Restate the full listing word for word and leave the pictures out.

******

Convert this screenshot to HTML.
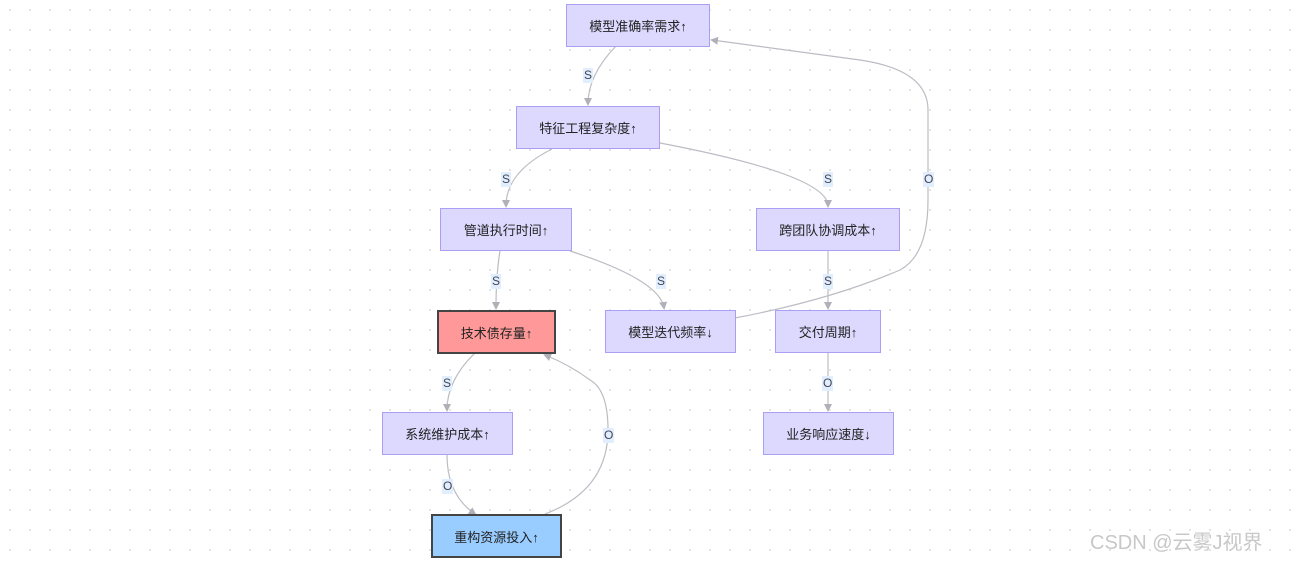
<!DOCTYPE html>
<html><head><meta charset="utf-8"><style>
body{margin:0;width:1302px;height:561px;overflow:hidden;background:#fff;
background-image:radial-gradient(circle,#e2e2e2 1px,transparent 1.2px);background-size:20px 20px;
font-family:"Liberation Sans","Noto Sans CJK SC",sans-serif;position:relative}
.n{position:absolute;box-sizing:border-box;background:#dcd8fe;border:1px solid #a99ff5;display:flex;align-items:center;justify-content:center;font-size:13px;color:#222}
.l{position:absolute;background:#e0eefe;font-size:12px;color:#445;padding:0 1px;line-height:15px}
.wm{position:absolute;left:1090px;top:526px;font-size:20px;color:#c8c8c8}
</style></head><body>
<svg width="1302" height="561" style="position:absolute;left:0;top:0">
<defs><marker id="a" markerWidth="8" markerHeight="8" refX="6" refY="4" orient="auto" markerUnits="userSpaceOnUse"><path d="M0,0L8,4L0,8z" fill="#b0b0b8"/></marker></defs>
<g fill="none" stroke="#bcbcc4" stroke-width="1.2">
<path d="M616,46 Q588,75 588,104" marker-end="url(#a)"/>
<path d="M552,149 Q506,172 506,206" marker-end="url(#a)"/>
<path d="M660,143 Q828,175 828,206" marker-end="url(#a)"/>
<path d="M500,251 Q496,275 496,308" marker-end="url(#a)"/>
<path d="M570,251 Q660,280 664,308" marker-end="url(#a)"/>
<path d="M828,251 L828,308" marker-end="url(#a)"/>
<path d="M735,318 Q830,300 900,270 Q928,255 928,200 L928,110 Q928,70 860,60 L712,40" marker-end="url(#a)"/>
<path d="M475,353 Q447,380 447,410" marker-end="url(#a)"/>
<path d="M828,353 L828,410" marker-end="url(#a)"/>
<path d="M447,455 Q447,495 475,514" marker-end="url(#a)"/>
<path d="M545,514 Q608,490 608,430 Q608,390 590,380 Q570,365 545,355" marker-end="url(#a)"/>
</g></svg>
<div class="n" style="left:566px;top:4px;width:144px;height:43px">模型准确率需求↑</div>
<div class="n" style="left:516px;top:106px;width:144px;height:43px">特征工程复杂度↑</div>
<div class="n" style="left:440px;top:208px;width:132px;height:43px">管道执行时间↑</div>
<div class="n" style="left:756px;top:208px;width:144px;height:43px">跨团队协调成本↑</div>
<div class="n" style="left:437px;top:310px;width:119px;height:44px;background:#ff9999;border:2px solid #444">技术债存量↑</div>
<div class="n" style="left:605px;top:310px;width:131px;height:43px">模型迭代频率↓</div>
<div class="n" style="left:775px;top:310px;width:106px;height:43px">交付周期↑</div>
<div class="n" style="left:382px;top:412px;width:131px;height:43px">系统维护成本↑</div>
<div class="n" style="left:763px;top:412px;width:131px;height:43px">业务响应速度↓</div>
<div class="n" style="left:431px;top:514px;width:131px;height:44px;background:#99ccff;border:2px solid #444">重构资源投入↑</div>
<div class="l" style="left:583px;top:68px">S</div>
<div class="l" style="left:501px;top:172px">S</div>
<div class="l" style="left:823px;top:172px">S</div>
<div class="l" style="left:923px;top:172px">O</div>
<div class="l" style="left:491px;top:274px">S</div>
<div class="l" style="left:656px;top:274px">S</div>
<div class="l" style="left:823px;top:274px">S</div>
<div class="l" style="left:442px;top:376px">S</div>
<div class="l" style="left:822px;top:376px">O</div>
<div class="l" style="left:603px;top:428px">O</div>
<div class="l" style="left:442px;top:479px">O</div>
<div class="wm">CSDN @云雾J视界</div>
</body></html>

******

= PROBLEM SOLUTION =
Convert this screenshot to HTML.
<!DOCTYPE html>
<html><head><meta charset="utf-8"><style>
body{margin:0;width:1302px;height:561px;overflow:hidden;background:#fff;
background-image:radial-gradient(circle,#e2e2e2 1px,transparent 1.2px);background-size:20px 20px;
font-family:"Liberation Sans","Noto Sans CJK SC",sans-serif;position:relative}
.n{position:absolute;box-sizing:border-box;background:#dcd8fe;border:1px solid #a99ff5;display:flex;align-items:center;justify-content:center;font-size:13px;color:#222}
.l{position:absolute;background:#e0eefe;font-size:12px;color:#445;padding:0 1px;line-height:15px}
.wm{position:absolute;left:1090px;top:526px;font-size:20px;color:#c8c8c8}
</style></head><body>
<svg width="1302" height="561" style="position:absolute;left:0;top:0">
<defs><marker id="a" markerWidth="8" markerHeight="8" refX="6" refY="4" orient="auto" markerUnits="userSpaceOnUse"><path d="M0,0L8,4L0,8z" fill="#b0b0b8"/></marker></defs>
<g fill="none" stroke="#bcbcc4" stroke-width="1.2">
<path d="M616,46 Q588,75 588,104" marker-end="url(#a)"/>
<path d="M552,149 Q506,172 506,206" marker-end="url(#a)"/>
<path d="M660,143 Q828,175 828,206" marker-end="url(#a)"/>
<path d="M500,251 Q496,275 496,308" marker-end="url(#a)"/>
<path d="M570,251 Q660,280 664,308" marker-end="url(#a)"/>
<path d="M828,251 L828,308" marker-end="url(#a)"/>
<path d="M735,318 Q830,300 900,270 Q928,255 928,200 L928,110 Q928,70 860,60 L712,40" marker-end="url(#a)"/>
<path d="M475,353 Q447,380 447,410" marker-end="url(#a)"/>
<path d="M828,353 L828,410" marker-end="url(#a)"/>
<path d="M447,455 Q447,495 475,514" marker-end="url(#a)"/>
<path d="M545,514 Q608,490 608,430 Q608,390 590,380 Q570,365 545,355" marker-end="url(#a)"/>
</g></svg>
<div class="n" style="left:566px;top:4px;width:144px;height:43px">模型准确率需求↑</div>
<div class="n" style="left:516px;top:106px;width:144px;height:43px">特征工程复杂度↑</div>
<div class="n" style="left:440px;top:208px;width:132px;height:43px">管道执行时间↑</div>
<div class="n" style="left:756px;top:208px;width:144px;height:43px">跨团队协调成本↑</div>
<div class="n" style="left:437px;top:310px;width:119px;height:44px;background:#ff9999;border:2px solid #444">技术债存量↑</div>
<div class="n" style="left:605px;top:310px;width:131px;height:43px">模型迭代频率↓</div>
<div class="n" style="left:775px;top:310px;width:106px;height:43px">交付周期↑</div>
<div class="n" style="left:382px;top:412px;width:131px;height:43px">系统维护成本↑</div>
<div class="n" style="left:763px;top:412px;width:131px;height:43px">业务响应速度↓</div>
<div class="n" style="left:431px;top:514px;width:131px;height:44px;background:#99ccff;border:2px solid #444">重构资源投入↑</div>
<div class="l" style="left:583px;top:68px">S</div>
<div class="l" style="left:501px;top:172px">S</div>
<div class="l" style="left:823px;top:172px">S</div>
<div class="l" style="left:923px;top:172px">O</div>
<div class="l" style="left:491px;top:274px">S</div>
<div class="l" style="left:656px;top:274px">S</div>
<div class="l" style="left:823px;top:274px">S</div>
<div class="l" style="left:442px;top:376px">S</div>
<div class="l" style="left:822px;top:376px">O</div>
<div class="l" style="left:603px;top:428px">O</div>
<div class="l" style="left:442px;top:479px">O</div>
<div class="wm">CSDN @云雾J视界</div>
</body></html>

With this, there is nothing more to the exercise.